Nearly two weeks after the Philadelphia School Reform Commission approved five new charter schools, the chairman has been stripped of his duties by Pennsylvania Gov. Tom Wolf.
The Philadelphia Inquirer reports that Bill Green, the chairman, will be replaced by Marjorie Neff, a retired Philadelphia public school principal and a commission member who voted against all 39 new charter applications that the board considered last month.
“The School District of Philadelphia is in dire financial straits, and our children are being put at a disadvantage as a result of misguided cuts and poor decisions,” Wolf said in a statement, according to 6abc, an ABC affiliate in Philadelphia.
“Marjorie has dedicated her entire career to education, and she shares my vision for investing in public education so our children have the resources they need to succeed in a modern economy.”
Green told the paper that he will continue to serve on the five-member board, whose members are appointed by the governor and the mayor of the City of Philadelphia, but that he planned to challenge the action in the Commonwealth Court.
In a district-issued statement, Green said that he did not believe that the governor had the authority to remove him as chairman of the SRC, a non-paying post, and his legal action will seek to clarify whether the governor can do so.
“The SRC statute—696(b)(2)—makes clear that no Commissioner may be removed from office except for misfeasance and malfeasance,” according to the statement.
“I hold the office of chair and the office of commissioner; there is no vacancy in the chair and no legal basis for another commissioner to be named chair,” Green said. “This is important: by limiting removal to cause, the SRC statute makes clear that commissioners, once appointed, need to be free from political repercussions for their actions in office.”

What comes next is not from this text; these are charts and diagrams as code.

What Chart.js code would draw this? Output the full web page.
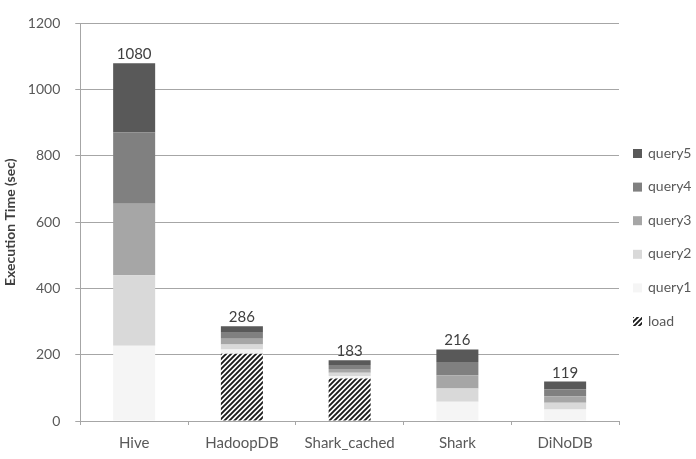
<!DOCTYPE html>
<html>
<head>
<meta charset="utf-8">
<script src="https://cdn.jsdelivr.net/npm/chart.js@4.4.1/dist/chart.umd.min.js"></script>
<style>
  html, body { margin: 0; padding: 0; background: #fff; }
  #wrap { width: 696px; height: 459px; position: relative; }
</style>
</head>
<body>
<div id="wrap"><canvas id="chart"></canvas></div>
<script>
// ---- Data ----
const systems = ['Hive', 'HadoopDB', 'Shark_cached', 'Shark', 'DiNoDB'];
const loadTime = [0, 203, 128, 0, 0];
const query1 = [227, 13, 8, 58, 35];
const query2 = [213, 15, 10, 40, 20];
const query3 = [216, 17, 11, 40, 20];
const query4 = [215, 18, 12, 40, 20];
const query5 = [209, 20, 14, 38, 24];
const totals = [1080, 286, 183, 216, 119];
const yTicks = [0, 200, 400, 600, 800, 1000, 1200];

// diagonal hatch for the load segment
function makeHatch() {
    const c = document.createElement('canvas');
    c.width = 5; c.height = 5;
    const g = c.getContext('2d');
    g.fillStyle = '#fff';
    g.fillRect(0, 0, 5, 5);
    g.strokeStyle = '#1a1a1a';
    g.lineWidth = 1.9;
    g.beginPath();
    g.moveTo(-1, 6); g.lineTo(6, -1);
    g.moveTo(-1, 1); g.lineTo(1, -1);
    g.moveTo(4, 6); g.lineTo(6, 4);
    g.stroke();
    return g.createPattern(c, 'repeat');
}

const FONT = 'Lato, "Open Sans", sans-serif';
const textColor = '#595959';

// totals above each bar
const totalLabels = {
    id: 'totalLabels',
    afterDatasetsDraw(chart) {
        const ctx = chart.ctx;
        const meta = chart.getDatasetMeta(chart.data.datasets.length - 1);
        ctx.save();
        ctx.font = '15px ' + FONT;
        ctx.fillStyle = '#404040';
        ctx.textAlign = 'center';
        ctx.textBaseline = 'alphabetic';
        meta.data.forEach((bar, i) => {
            const y = chart.scales.y.getPixelForValue(totals[i]);
            ctx.fillText(String(totals[i]), bar.x, y - 4);
        });
        ctx.restore();
    }
};

// legend drawn on the right, top item = query5
const sideLegend = {
    id: 'sideLegend',
    afterDraw(chart) {
        const ctx = chart.ctx;
        const area = chart.chartArea;
        const items = chart.data.datasets.slice().reverse();
        const x0 = area.right + 14;
        const y0 = 153;
        const step = 33.6;
        ctx.save();
        ctx.font = '14px ' + FONT;
        ctx.textBaseline = 'middle';
        ctx.textAlign = 'left';
        items.forEach((ds, i) => {
            const y = y0 + i * step;
            ctx.fillStyle = ds.backgroundColor;
            ctx.fillRect(x0, y - 4, 9, 9);
            ctx.fillStyle = textColor;
            ctx.fillText(ds.label, x0 + 15, y);
        });
        ctx.restore();
    }
};

const ctx = document.getElementById('chart').getContext('2d');
const chart = new Chart(ctx, {
    type: 'bar',
    data: {
        labels: systems,
        datasets: [
            { label: 'load', data: loadTime, backgroundColor: makeHatch() },
            { label: 'query1', data: query1, backgroundColor: '#f5f5f5' },
            { label: 'query2', data: query2, backgroundColor: '#d9d9d9' },
            { label: 'query3', data: query3, backgroundColor: '#a6a6a6' },
            { label: 'query4', data: query4, backgroundColor: '#808080' },
            { label: 'query5', data: query5, backgroundColor: '#595959' }
        ]
    },
    options: {
        responsive: true,
        maintainAspectRatio: false,
        animation: false,
        layout: { padding: { top: 7, right: 77, bottom: -2, left: 2 } },
        datasets: { bar: { barPercentage: 0.39, categoryPercentage: 1.0, borderWidth: 0 } },
        plugins: { legend: { display: false }, tooltip: { enabled: false } },
        scales: {
            x: {
                stacked: true,
                border: { color: '#a6a6a6', width: 1 },
                grid: { offset: true, drawOnChartArea: false, drawTicks: true, tickLength: 4, color: '#a6a6a6' },
                ticks: { color: textColor, font: { family: FONT, size: 15 }, padding: 9 }
            },
            y: {
                stacked: true,
                min: 0,
                max: 1200,
                afterBuildTicks(axis) { axis.ticks = yTicks.map(v => ({ value: v })); },
                border: { color: '#a6a6a6', width: 1 },
                grid: { color: '#a6a6a6', tickLength: 5 },
                ticks: { color: textColor, font: { family: FONT, size: 14 }, padding: 15, callback: v => String(v) },
                title: { display: true, text: 'Execution Time (sec)', color: '#404040', font: { family: FONT, size: 14, weight: 'bold' }, padding: { top: 0, bottom: -6 } }
            }
        }
    },
    plugins: [totalLabels, sideLegend]
});
</script>
</body>
</html>
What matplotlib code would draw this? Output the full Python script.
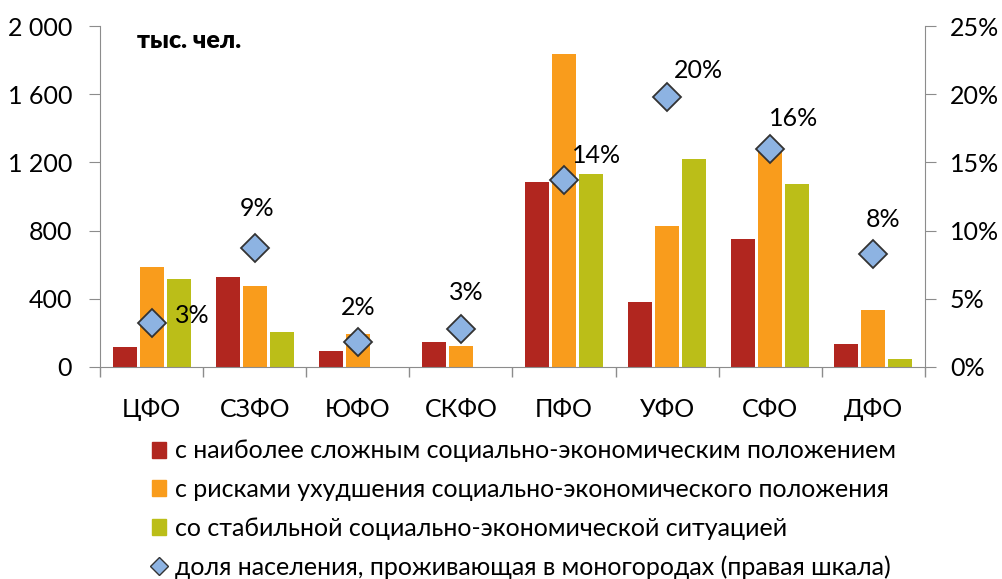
import matplotlib
matplotlib.use("Agg")
import matplotlib.pyplot as plt
import numpy as np
from matplotlib.lines import Line2D
from matplotlib.patches import Patch

plt.rcParams['font.family'] = ['Lato', 'DejaVu Sans']

# data
regions = ['ЦФО', 'СЗФО', 'ЮФО', 'СКФО', 'ПФО', 'УФО', 'СФО', 'ДФО']
hard = [117, 528, 94, 147, 1085, 381, 751, 135]
risk = [587, 475, 192, 123, 1836, 827, 1265, 334]
stable = [516, 205, 0, 0, 1132, 1220, 1073, 48]
share = [3.2, 8.7, 1.8, 2.8, 13.7, 19.8, 16.0, 8.3]
share_labels = ['3%', '9%', '2%', '3%', '14%', '20%', '16%', '8%']
series_names = ['с наиболее сложным социально-экономическим положением',
                'с рисками ухудшения социально-экономического положения',
                'со стабильной социально-экономической ситуацией',
                'доля населения, проживающая в моногородах (правая шкала)']

c_red = '#B1261F'
c_orange = '#F99C1C'
c_green = '#BBBE18'
c_marker = '#8DB3E2'
grey = '#8C8C8C'
fs = 18

fig = plt.figure(figsize=(10.03, 5.79), dpi=100)
ax = fig.add_axes([100 / 1003, 212 / 579, 825 / 1003, 341 / 579])
ax2 = ax.twinx()

x = np.arange(len(regions))
w = 0.233
step = 0.262
ax.bar(x - step, hard, w, color=c_red)
ax.bar(x, risk, w, color=c_orange)
ax.bar(x + step, stable, w, color=c_green)

ax.set_xlim(-0.5, len(regions) - 0.5)
ax.set_ylim(0, 2000)
ax.set_yticks([0, 400, 800, 1200, 1600, 2000])
ax.set_yticklabels(['0', '400', '800', '1 200', '1 600', '2 000'])
ax.set_xticks(x)
ax.set_xticklabels(regions)
ax.set_xticks(np.arange(len(regions) + 1) - 0.5, minor=True)
ax.tick_params(axis='x', which='major', length=0, pad=22, labelsize=fs)
ax.tick_params(axis='x', which='minor', length=7, color=grey, width=1)
ax.tick_params(axis='y', length=8, color=grey, labelsize=fs, pad=12)

ax2.set_ylim(0, 25)
ax2.set_yticks([0, 5, 10, 15, 20, 25])
ax2.set_yticklabels(['0%', '5%', '10%', '15%', '20%', '25%'])
ax2.tick_params(axis='y', length=8, color=grey, labelsize=fs, pad=10)
ax2.plot(x, share, linestyle='none', marker='D', markersize=14,
         markerfacecolor=c_marker, markeredgecolor='#333333', markeredgewidth=1.3,
         zorder=5)

offsets = [(41, 8), (2, 40), (0, 35), (5, 36), (32, 25), (31, 26), (23, 30), (10, 34)]
for xi, yi, lab, off in zip(x, share, share_labels, offsets):
    ax2.annotate(lab, (xi, yi), xytext=off, textcoords='offset pixels',
                 ha='center', va='center', fontsize=fs)

for a in (ax, ax2):
    a.spines['top'].set_visible(False)
    for s in ('left', 'right', 'bottom'):
        a.spines[s].set_color(grey)
ax.spines['right'].set_visible(False)
ax2.spines['left'].set_visible(False)
ax2.spines['bottom'].set_visible(False)

ax.text(0.045, 0.955, 'тыс. чел.', transform=ax.transAxes, fontsize=fs,
        fontweight='heavy', va='center', ha='left')

handles = [Patch(color=c_red), Patch(color=c_orange), Patch(color=c_green),
           Line2D([], [], linestyle='none', marker='D', markersize=9,
                  markerfacecolor=c_marker, markeredgecolor='#333333')]
fig.legend(handles, series_names, loc='upper left', bbox_to_anchor=(140 / 1003, 1 - 427 / 579),
           frameon=False, fontsize=fs, handlelength=0.55, handleheight=0.6,
           handletextpad=0.35, labelspacing=0.62, borderpad=0)

fig.savefig('out.png', dpi=100)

The vote to approve the new charter schools—the first batch of charter approvals in seven years—had been particularly contentious, with Gov. Wolf asking that no new charters be approved given the district’s financial situation. (After years of budget shortfalls in which school administrators seriously considered delaying the start of the school year and implemented thousands of staff layoffs to come to terms with structural budget deficits, the district still faces an $80 million shortfall this year.)
Wolf and others who opposed charter expansion in the city, said the charter schools would divert millions away from the district’s traditional public schools, already operating at bare-bones levels after years of budget cuts.
But the commission also faced intense pressure from state Republicans who wanted them to approve charters, including up to 27 that were being proposed by organizations that were already running schools in Philadelphia.
In the end—after a nearly five-hour meeting—the board approved five charters.
Neff, a former principal of Masterman, a high-performing district school, is the first educator to head the system in 22 years, Jerry Jordan, the president of the Philadelphia Federation of Teachers and who supports the governor’s action, told the paper.
The move has received support from Mayor Michael Nutter and some Philadelphia Democrats. It was, however, criticized by House Speaker Mike Turzai (R., Allegheny), who was among the Republicans who encouraged the charter approvals.
Turzai told the paper that the move “seems punitive” and was “reflective of the governor’s anti-school-choice perspective. He’s taken a position with the teachers’ unions and opposed to charters.”
Meanwhile, Neff said that she hoped her “background and experience as an educator and a parent will be useful to the task at hand.”
She also took the opportunity to praise Green for his leadership through challenging times in the district.
“Bill has shown himself to be an extremely capable and dedicated member of the SRC,” she said. “I look forward to continuing our work together with the other SRC members and Superintendent Hite to provide a quality education for every Philadelphia student.”